As I have gotten older, I have slowly seen how much of my personality and overall self have changed through the years. It’s rather interesting looking back and seeing how I once was. It is even more fascinating when I can pinpoint a time in my life and remember specifically making a conscious effort to improve.
I can tell you right now, I have had many of those moments in the last two years. I always tell people I wasn’t a nice person three years ago. It took Jesus coming into my heart for me to even begin to want to change; let alone put in an effort and try.
I know I say the above-mentioned paragraphs a lot in some way or another in nearly every blog post. I do because they are extremely important in my life. This blog is not only for you, it is for me. It is my life journal for others to read and take part in.
As I have continued to diligently write each week, it becomes progressively more difficult to come up with a new topic or idea. But, it is funny how even a new topic can stem back to the old with ease. My writing has proven to me I am a strong-willed person with firmly rooted beliefs and ideas.
Those reoccurring topics or ideas matter to me because they remind me I still stand for what I believe in. I believe people can change. I believe Jesus can call and turn people away from Him. I believe time can tell us more than we think it can.
Those reoccurring topics are not only my beliefs but building blocks of my foundation. Every time I bring up a topic again, it creates a deeper root. These reoccurring topics also help me see what I believe and why. They help me reexamine myself when necessary.
Ultimately, if my beliefs are not founded in Jesus Christ and His teachings for my life, I am concerned.
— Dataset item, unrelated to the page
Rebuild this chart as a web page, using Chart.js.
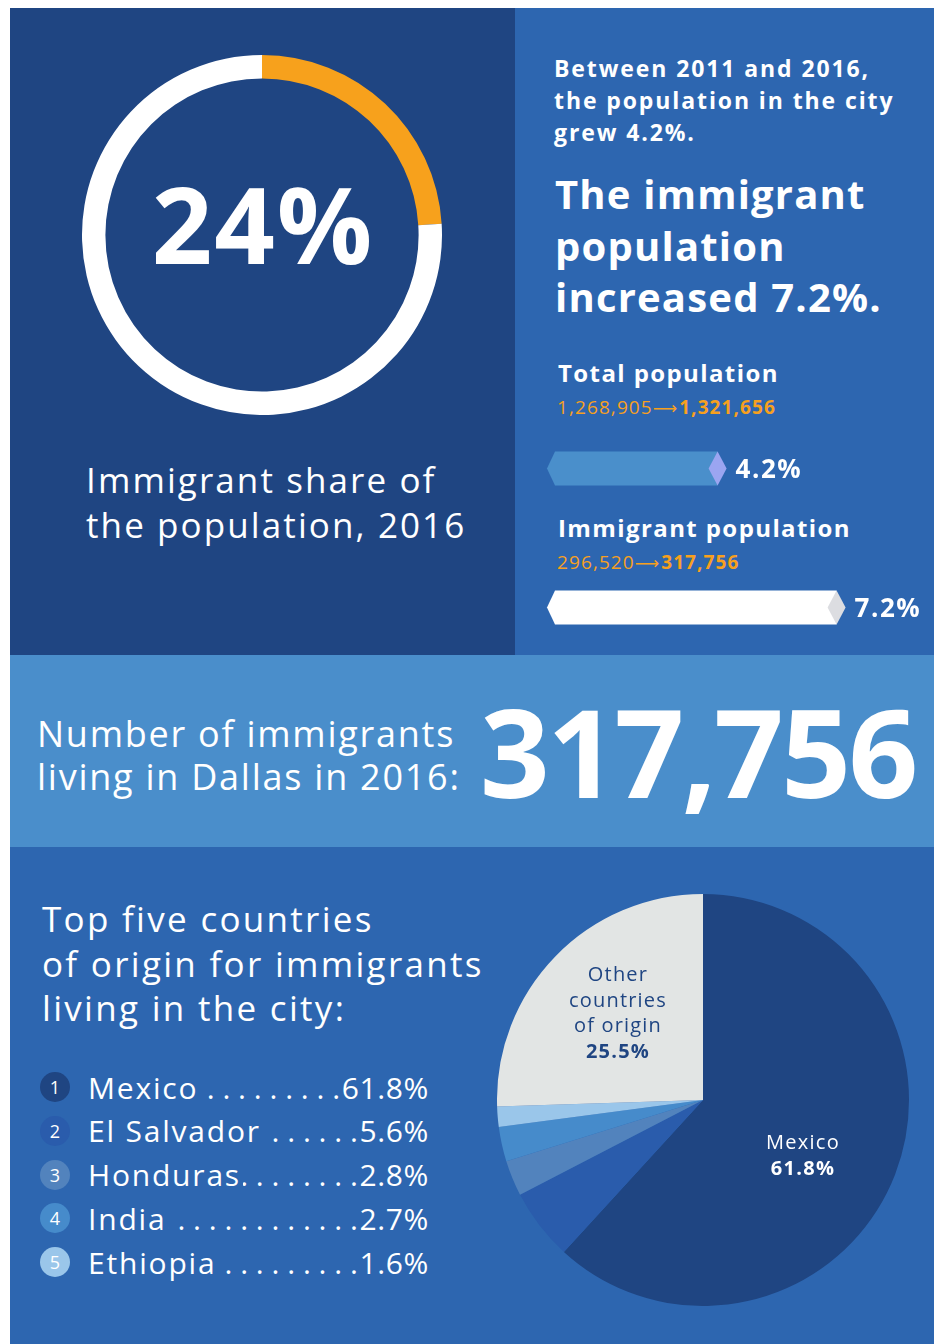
<!DOCTYPE html>
<html>
<head>
<meta charset="utf-8">
<script src="https://cdn.jsdelivr.net/npm/chart.js@4.4.1/dist/chart.umd.min.js"></script>
<style>
  html, body { margin:0; padding:0; background:#fff; }
  body { width:934px; height:1344px; position:relative; overflow:hidden; font-family:"Open Sans","Noto Sans",sans-serif; color:#fff; }
  .panel { position:absolute; }
  .txt { position:absolute; white-space:nowrap; }
  canvas { position:absolute; }
  .row { position:absolute; left:40px; width:389px; height:44px; display:flex; align-items:center; font-size:30px; letter-spacing:1.8px; }
  .num { width:30px; height:30px; border-radius:50%; display:flex; align-items:center; justify-content:center; font-size:18px; margin-right:18px; flex:none; letter-spacing:0; }
  .lead { flex:1; overflow:hidden; white-space:nowrap; direction:rtl; letter-spacing:7.8px; margin-right:-6px; margin-left:2px; }
  .val { letter-spacing:0.6px; }
  .arr { font-family:"DejaVu Sans",sans-serif; font-size:17px; letter-spacing:0; margin:0 2px 0 0; }
</style>
</head>
<body>
<div class="panel" style="left:10px;top:8px;width:505px;height:647px;background:#1f4582;"></div>
<div class="panel" style="left:515px;top:8px;width:419px;height:647px;background:#2d66b0;"></div>
<div class="panel" style="left:10px;top:655px;width:924px;height:192px;background:#4a8ecb;"></div>
<div class="panel" style="left:10px;top:847px;width:924px;height:497px;background:#2d66b0;"></div>

<canvas id="donut" width="360" height="360" style="left:82px;top:55px;"></canvas>
<div class="txt" style="left:86px;top:457px;font-size:35px;line-height:45px;letter-spacing:2.1px;">Immigrant share of<br>the population, 2016</div>

<div class="txt" style="left:554px;top:52px;font-size:23px;line-height:32px;font-weight:700;letter-spacing:1.9px;">Between 2011 and 2016,<br>the population in the city<br>grew 4.2%.</div>
<div class="txt" style="left:555px;top:168px;font-size:40px;line-height:51.5px;font-weight:700;letter-spacing:1.2px;">The immigrant<br>population<br>increased 7.2%.</div>

<div class="txt" id="lab0" style="left:558px;top:358px;font-size:24px;line-height:30px;font-weight:700;letter-spacing:1.4px;"></div>
<div class="txt" id="pop0" style="left:557px;top:395px;font-size:19px;line-height:24px;color:#f7a01e;letter-spacing:1.1px;"></div>
<div class="txt" id="lab1" style="left:558px;top:513px;font-size:24px;line-height:30px;font-weight:700;letter-spacing:1.4px;"></div>
<div class="txt" id="pop1" style="left:557px;top:550px;font-size:19px;line-height:24px;color:#f7a01e;letter-spacing:1.1px;"></div>
<canvas id="bars" width="393" height="278" style="left:541px;top:399px;"></canvas>

<div class="txt" style="left:37px;top:712px;font-size:36px;line-height:43px;letter-spacing:1.75px;">Number of immigrants<br>living in Dallas in 2016:</div>
<div class="txt" id="bignum" style="left:480px;top:690px;font-size:122px;line-height:122px;font-weight:700;letter-spacing:-2.5px;"></div>

<div class="txt" style="left:42px;top:897px;font-size:35px;line-height:44.5px;letter-spacing:2.3px;">Top five countries<br>of origin for immigrants<br>living in the city:</div>
<div id="legend"></div>

<canvas id="pie" width="412" height="412" style="left:497px;top:894px;"></canvas>
<div class="txt" id="pieOther" style="left:548px;top:961px;width:140px;text-align:center;font-size:20px;line-height:25.7px;color:#1f4582;letter-spacing:1.2px;"></div>
<div class="txt" id="pieMexico" style="left:743px;top:1129px;width:120px;text-align:center;font-size:20px;line-height:26px;letter-spacing:1.3px;"></div>

<script>
// ---- data ----
const shareLabels = ['Immigrant share', 'Rest of population'];
const shareValues = [24, 76];

const growthCategories = ['Total population', 'Immigrant population'];
const growthValues = [4.2, 7.2];
const popBefore = [1268905, 296520];
const popAfter = [1321656, 317756];

const countries = ['Mexico', 'El Salvador', 'Honduras', 'India', 'Ethiopia', 'Other countries of origin'];
const countryShares = [61.8, 5.6, 2.8, 2.7, 1.6, 25.5];
const topFiveCount = 5;

// ---- styles ----
const pieColors = ['#1f4582', '#2a5cac', '#5283bd', '#468bcb', '#9ac6ea', '#e2e5e4'];
const barBody = ['#4a8fcb', '#ffffff'];
const barTip = ['#9ba5f1', '#dcdde1'];
const FONT = '"Open Sans","Noto Sans",sans-serif';
const fmt = n => n.toLocaleString('en-US');

// texts from data
for (let i = 0; i < 2; i++) {
  document.getElementById('lab' + i).textContent = growthCategories[i];
  document.getElementById('pop' + i).innerHTML = fmt(popBefore[i]) +
    '<span class="arr">⟶</span><b>' + fmt(popAfter[i]) + '</b>';
}
document.getElementById('bignum').textContent = fmt(popAfter[1]);
document.getElementById('pieOther').innerHTML = 'Other<br>countries<br>of origin<br><b>' + countryShares[5].toFixed(1) + '%</b>';
document.getElementById('pieMexico').innerHTML = countries[0] + '<br><b>' + countryShares[0].toFixed(1) + '%</b>';

// legend
const legend = document.getElementById('legend');
for (let i = 0; i < topFiveCount; i++) {
  const row = document.createElement('div');
  row.className = 'row';
  row.style.top = (1065 + i * 43.75) + 'px';
  row.innerHTML = '<span class="num" style="background:' + pieColors[i] + '">' + (i + 1) + '</span>' +
    '<span>' + countries[i] + '</span><span class="lead">' + '.'.repeat(40) + '</span><span class="val">' + countryShares[i].toFixed(1) + '%</span>';
  legend.appendChild(row);
}

const common = { responsive:false, animation:false, events:[], plugins:{ legend:{display:false}, tooltip:{enabled:false} } };

// donut
const centerText = {
  id:'centerText',
  afterDraw(chart) {
    const c = chart.ctx, a = chart.chartArea;
    c.save();
    c.fillStyle = '#fff';
    c.font = '700 106px ' + FONT;
    c.letterSpacing = '2px';
    c.textAlign = 'center';
    c.textBaseline = 'alphabetic';
    c.fillText(shareValues[0] + '%', (a.left + a.right) / 2 + 1, (a.top + a.bottom) / 2 + 29);
    c.restore();
  }
};
new Chart(document.getElementById('donut'), {
  type:'doughnut',
  data:{ labels:shareLabels, datasets:[{ data:shareValues, backgroundColor:['#f7a11c', '#ffffff'], borderWidth:0 }] },
  options:{ ...common, cutout:'87%' },
  plugins:[centerText]
});

// bars with pointed ends
const arrowBars = {
  id:'arrowBars',
  afterDatasetsDraw(chart) {
    const c = chart.ctx;
    const meta = chart.getDatasetMeta(0);
    meta.data.forEach((bar, i) => {
      const p = bar.getProps(['x', 'y', 'base', 'height'], true);
      const h = p.height / 2, x = p.x, y = p.y, b = p.base;
      c.save();
      c.fillStyle = barBody[i];
      c.beginPath();
      c.moveTo(b - 4, y); c.lineTo(b + 4, y - h); c.lineTo(x, y - h); c.lineTo(x, y + h); c.lineTo(b + 4, y + h);
      c.closePath(); c.fill();
      c.fillStyle = barTip[i];
      c.beginPath();
      c.moveTo(x - 9, y); c.lineTo(x, y - h); c.lineTo(x + 9, y); c.lineTo(x, y + h);
      c.closePath(); c.fill();
      c.fillStyle = '#fff';
      c.font = '700 26px ' + FONT;
      c.letterSpacing = '1.5px';
      c.textAlign = 'left';
      c.textBaseline = 'alphabetic';
      c.fillText(growthValues[i].toFixed(1) + '%', x + 18, y + 9);
      c.restore();
    });
  }
};
new Chart(document.getElementById('bars'), {
  type:'bar',
  data:{ labels:growthCategories, datasets:[{ data:growthValues, backgroundColor:'rgba(0,0,0,0)', borderWidth:0, barThickness:34 }] },
  options:{ ...common, indexAxis:'y', layout:{ padding:{ left:10, right:26, top:0, bottom:0 } },
    scales:{ x:{ display:false, min:0, max:9 }, y:{ display:false } } },
  plugins:[arrowBars]
});

// pie
new Chart(document.getElementById('pie'), {
  type:'pie',
  data:{ labels:countries, datasets:[{ data:countryShares, backgroundColor:pieColors, borderWidth:0 }] },
  options:{ ...common }
});
</script>
</body>
</html>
I have been a believer for nearly three years now. I don’t regret the decision to place my life in His hands. But that doesn’t mean it isn’t easy.
Therefore, if a topic reoccurs, it must matter to me, whether I realize it or not. No matter how long it takes me to realize it, I have to ask myself, “Why does this concern me? Why does this touch my heart?”
It’s difficult to ask myself that. Sometimes, I run away from it. But, eventually, I face it. And when I do, it comes down to what does my relationship with Jesus Christ teach me?
I am a walking-talking pottery piece. I need a lot of work, a lot of grace, and a lot of daily repentance. I need Jesus daily more than I need my waking breath.
I am writing you all this to simply say: Reexamine yourself as often as you need. If you notice a habit or phrase constantly coming of our mouth or actions, examine it. If you notice a thought constantly trailing in your mind trying to take root in your soul, examine it.
I plead with you, listen to yourself. Watch yourself. If you don’t like what you’ve seen lately, change it. Slowly. Don’t bulldoze your heart and mind with unreachable expectations. If you do, it’ll probably make the degrading thoughts you tell yourself even louder once you realize what a fool you’ve been.
Most importantly, give yourself grace. Jesus already has and always will. Don’t think you can’t do the same for yourself. Everyone needs grace. Including me and you.